↓↓↓

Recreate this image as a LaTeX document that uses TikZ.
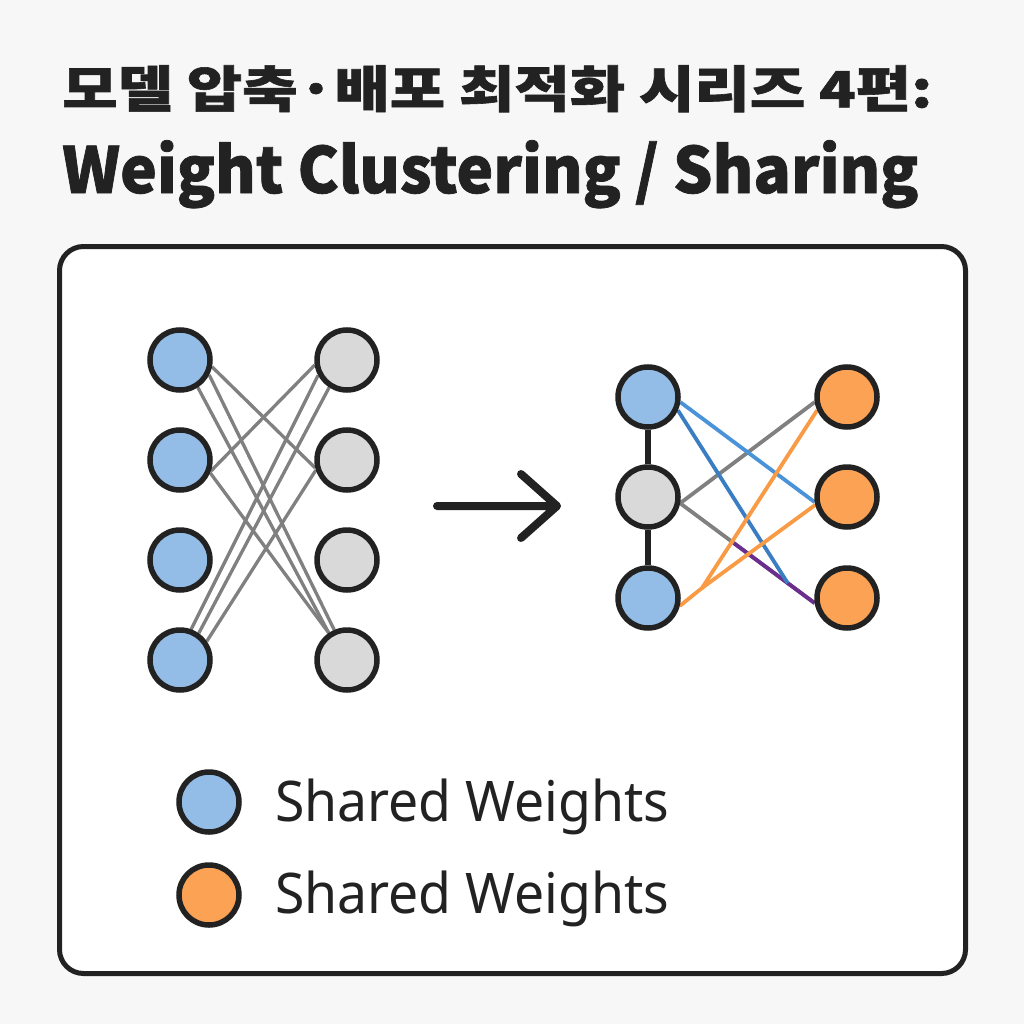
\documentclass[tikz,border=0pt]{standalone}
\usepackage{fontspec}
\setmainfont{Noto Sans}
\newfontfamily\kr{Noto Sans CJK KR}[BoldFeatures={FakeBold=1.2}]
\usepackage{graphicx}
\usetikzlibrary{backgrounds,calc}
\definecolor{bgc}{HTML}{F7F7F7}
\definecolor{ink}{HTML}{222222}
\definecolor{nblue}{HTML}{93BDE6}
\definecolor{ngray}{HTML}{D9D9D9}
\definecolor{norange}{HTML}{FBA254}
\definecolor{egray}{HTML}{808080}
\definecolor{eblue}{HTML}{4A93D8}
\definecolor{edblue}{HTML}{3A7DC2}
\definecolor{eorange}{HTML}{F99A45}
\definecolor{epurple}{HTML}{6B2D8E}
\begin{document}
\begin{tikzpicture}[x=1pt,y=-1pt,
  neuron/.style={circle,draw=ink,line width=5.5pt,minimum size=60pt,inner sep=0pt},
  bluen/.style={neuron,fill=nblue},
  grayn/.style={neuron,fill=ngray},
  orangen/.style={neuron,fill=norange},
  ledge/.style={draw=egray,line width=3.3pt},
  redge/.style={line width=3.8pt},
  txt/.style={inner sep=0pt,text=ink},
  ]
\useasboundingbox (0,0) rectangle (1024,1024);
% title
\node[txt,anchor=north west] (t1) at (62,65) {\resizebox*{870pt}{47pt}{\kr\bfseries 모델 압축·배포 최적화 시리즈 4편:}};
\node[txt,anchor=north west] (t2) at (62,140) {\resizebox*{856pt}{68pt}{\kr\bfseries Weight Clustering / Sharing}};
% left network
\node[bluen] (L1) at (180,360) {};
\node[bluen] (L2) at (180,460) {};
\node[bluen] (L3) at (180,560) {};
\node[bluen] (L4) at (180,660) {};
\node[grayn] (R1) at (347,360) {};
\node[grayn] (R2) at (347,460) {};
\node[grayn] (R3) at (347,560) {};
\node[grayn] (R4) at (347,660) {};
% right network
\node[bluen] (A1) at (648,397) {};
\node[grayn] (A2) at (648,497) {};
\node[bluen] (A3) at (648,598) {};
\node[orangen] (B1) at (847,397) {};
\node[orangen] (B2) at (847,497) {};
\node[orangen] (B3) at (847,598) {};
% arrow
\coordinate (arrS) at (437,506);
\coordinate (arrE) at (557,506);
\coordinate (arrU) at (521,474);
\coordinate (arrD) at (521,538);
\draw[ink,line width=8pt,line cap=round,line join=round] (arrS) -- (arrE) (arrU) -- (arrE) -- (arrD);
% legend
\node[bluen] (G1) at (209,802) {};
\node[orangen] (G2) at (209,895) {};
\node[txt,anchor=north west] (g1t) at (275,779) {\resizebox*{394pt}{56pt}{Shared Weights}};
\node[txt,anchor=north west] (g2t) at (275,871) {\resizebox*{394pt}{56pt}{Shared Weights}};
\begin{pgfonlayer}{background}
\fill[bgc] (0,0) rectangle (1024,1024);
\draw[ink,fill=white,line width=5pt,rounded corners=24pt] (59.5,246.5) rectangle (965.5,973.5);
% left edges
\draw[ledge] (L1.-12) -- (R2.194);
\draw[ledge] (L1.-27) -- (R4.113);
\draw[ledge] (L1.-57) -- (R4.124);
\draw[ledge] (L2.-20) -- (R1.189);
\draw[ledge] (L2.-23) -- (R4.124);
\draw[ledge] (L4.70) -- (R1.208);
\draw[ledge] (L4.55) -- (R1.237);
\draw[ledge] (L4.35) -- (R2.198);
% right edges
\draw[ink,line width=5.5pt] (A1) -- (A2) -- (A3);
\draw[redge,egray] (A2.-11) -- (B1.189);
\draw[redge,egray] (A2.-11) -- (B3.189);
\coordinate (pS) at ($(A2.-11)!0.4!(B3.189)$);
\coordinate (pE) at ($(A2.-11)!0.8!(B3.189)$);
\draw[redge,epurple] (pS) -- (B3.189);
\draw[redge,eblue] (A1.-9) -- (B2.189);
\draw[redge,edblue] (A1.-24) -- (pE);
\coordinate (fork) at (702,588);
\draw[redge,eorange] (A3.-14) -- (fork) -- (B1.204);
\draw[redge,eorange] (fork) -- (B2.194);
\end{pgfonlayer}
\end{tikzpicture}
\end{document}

↑↑↑

§ **Job**: Omit the pictures, and quote the material above exactly as given.

§ **Final result**:
Recreate this image as a LaTeX document that uses TikZ.
\documentclass[tikz,border=0pt]{standalone}
\usepackage{fontspec}
\setmainfont{Noto Sans}
\newfontfamily\kr{Noto Sans CJK KR}[BoldFeatures={FakeBold=1.2}]
\usepackage{graphicx}
\usetikzlibrary{backgrounds,calc}
\definecolor{bgc}{HTML}{F7F7F7}
\definecolor{ink}{HTML}{222222}
\definecolor{nblue}{HTML}{93BDE6}
\definecolor{ngray}{HTML}{D9D9D9}
\definecolor{norange}{HTML}{FBA254}
\definecolor{egray}{HTML}{808080}
\definecolor{eblue}{HTML}{4A93D8}
\definecolor{edblue}{HTML}{3A7DC2}
\definecolor{eorange}{HTML}{F99A45}
\definecolor{epurple}{HTML}{6B2D8E}
\begin{document}
\begin{tikzpicture}[x=1pt,y=-1pt,
  neuron/.style={circle,draw=ink,line width=5.5pt,minimum size=60pt,inner sep=0pt},
  bluen/.style={neuron,fill=nblue},
  grayn/.style={neuron,fill=ngray},
  orangen/.style={neuron,fill=norange},
  ledge/.style={draw=egray,line width=3.3pt},
  redge/.style={line width=3.8pt},
  txt/.style={inner sep=0pt,text=ink},
  ]
\useasboundingbox (0,0) rectangle (1024,1024);
% title
\node[txt,anchor=north west] (t1) at (62,65) {\resizebox*{870pt}{47pt}{\kr\bfseries 모델 압축·배포 최적화 시리즈 4편:}};
\node[txt,anchor=north west] (t2) at (62,140) {\resizebox*{856pt}{68pt}{\kr\bfseries Weight Clustering / Sharing}};
% left network
\node[bluen] (L1) at (180,360) {};
\node[bluen] (L2) at (180,460) {};
\node[bluen] (L3) at (180,560) {};
\node[bluen] (L4) at (180,660) {};
\node[grayn] (R1) at (347,360) {};
\node[grayn] (R2) at (347,460) {};
\node[grayn] (R3) at (347,560) {};
\node[grayn] (R4) at (347,660) {};
% right network
\node[bluen] (A1) at (648,397) {};
\node[grayn] (A2) at (648,497) {};
\node[bluen] (A3) at (648,598) {};
\node[orangen] (B1) at (847,397) {};
\node[orangen] (B2) at (847,497) {};
\node[orangen] (B3) at (847,598) {};
% arrow
\coordinate (arrS) at (437,506);
\coordinate (arrE) at (557,506);
\coordinate (arrU) at (521,474);
\coordinate (arrD) at (521,538);
\draw[ink,line width=8pt,line cap=round,line join=round] (arrS) -- (arrE) (arrU) -- (arrE) -- (arrD);
% legend
\node[bluen] (G1) at (209,802) {};
\node[orangen] (G2) at (209,895) {};
\node[txt,anchor=north west] (g1t) at (275,779) {\resizebox*{394pt}{56pt}{Shared Weights}};
\node[txt,anchor=north west] (g2t) at (275,871) {\resizebox*{394pt}{56pt}{Shared Weights}};
\begin{pgfonlayer}{background}
\fill[bgc] (0,0) rectangle (1024,1024);
\draw[ink,fill=white,line width=5pt,rounded corners=24pt] (59.5,246.5) rectangle (965.5,973.5);
% left edges
\draw[ledge] (L1.-12) -- (R2.194);
\draw[ledge] (L1.-27) -- (R4.113);
\draw[ledge] (L1.-57) -- (R4.124);
\draw[ledge] (L2.-20) -- (R1.189);
\draw[ledge] (L2.-23) -- (R4.124);
\draw[ledge] (L4.70) -- (R1.208);
\draw[ledge] (L4.55) -- (R1.237);
\draw[ledge] (L4.35) -- (R2.198);
% right edges
\draw[ink,line width=5.5pt] (A1) -- (A2) -- (A3);
\draw[redge,egray] (A2.-11) -- (B1.189);
\draw[redge,egray] (A2.-11) -- (B3.189);
\coordinate (pS) at ($(A2.-11)!0.4!(B3.189)$);
\coordinate (pE) at ($(A2.-11)!0.8!(B3.189)$);
\draw[redge,epurple] (pS) -- (B3.189);
\draw[redge,eblue] (A1.-9) -- (B2.189);
\draw[redge,edblue] (A1.-24) -- (pE);
\coordinate (fork) at (702,588);
\draw[redge,eorange] (A3.-14) -- (fork) -- (B1.204);
\draw[redge,eorange] (fork) -- (B2.194);
\end{pgfonlayer}
\end{tikzpicture}
\end{document}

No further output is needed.